Precious Inheritance
by Cliff Blundell
Review by Michael Wingate (February 2008)
Cliff Blundell has given us a book to fire the Welsh nation with an enthusiasm for lime which is in complete contrast to its author’s lack of respect for cement, for plastic paints and for building inspectors.
The book is easy on the eye, full of inspiring colour and well designed by Ian Findlay who also contributed some of the photographs. Another photo was contributed by Rory Young, to whom the book is dedicated and whose own teachings are often echoed. The book does many things, but the forceful promotion of lime is its main theme and its subtitle could easily have been Warm and dry again with lime in West Wales. After so many decades of the misunderstanding and abuse of vernacular buildings there this is certainly something worth celebrating.

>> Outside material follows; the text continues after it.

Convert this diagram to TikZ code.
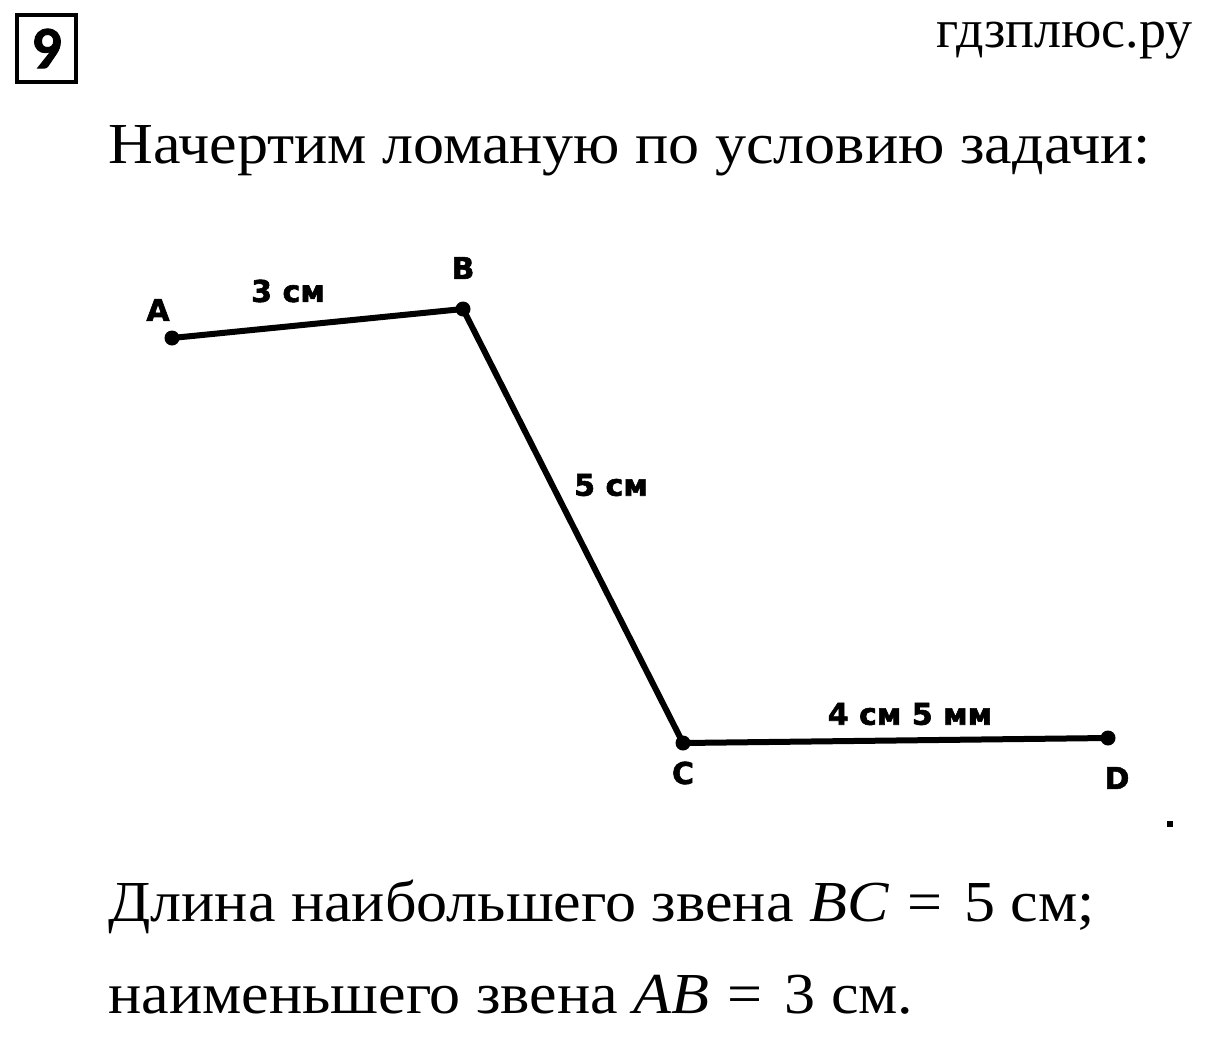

There are ten chapters which work over and over the benefits of “breathability” achieved through lime magic: the technical benefits, the emotional and economic benefits, preservative powers, green credentials, and so on and so on. Even chapters headed “Roofs and Floors” or “Windows and Doors” continue the eulogy for “the right stuff”. But could it all be true? The text does not attempt detailed technical explanations and some of the concepts offered will be questioned, if only by the building inspectors. What it does do is to record that we did this and this and this, and the cold wet houses became warm, dry, and more beautiful houses. Just what was needed.
The title anchors the book to an audience in Wales and most firmly to West Wales. The message to use lime is as clear as clear could be and would apply directly in any other areas with a similar vernacular of solid rubble walling. The boundaries of the book have been set to deliver that message, reinforced by six case studies which lead neatly into a list of fourteen training providers. Cliff has avoided, here, the whole subject of how to use lime and has left the reader with a commitment to liming and a thirst for further instruction.
The lime movement has been waiting for a coffee table book and this is probably too small to fill that role, but it is certainly pretty enough. It will lure its readers into the world of lime under the cover of the beauty of the vernacular. It will save many more Welsh vernacular buildings which are presently in peril. Bravo.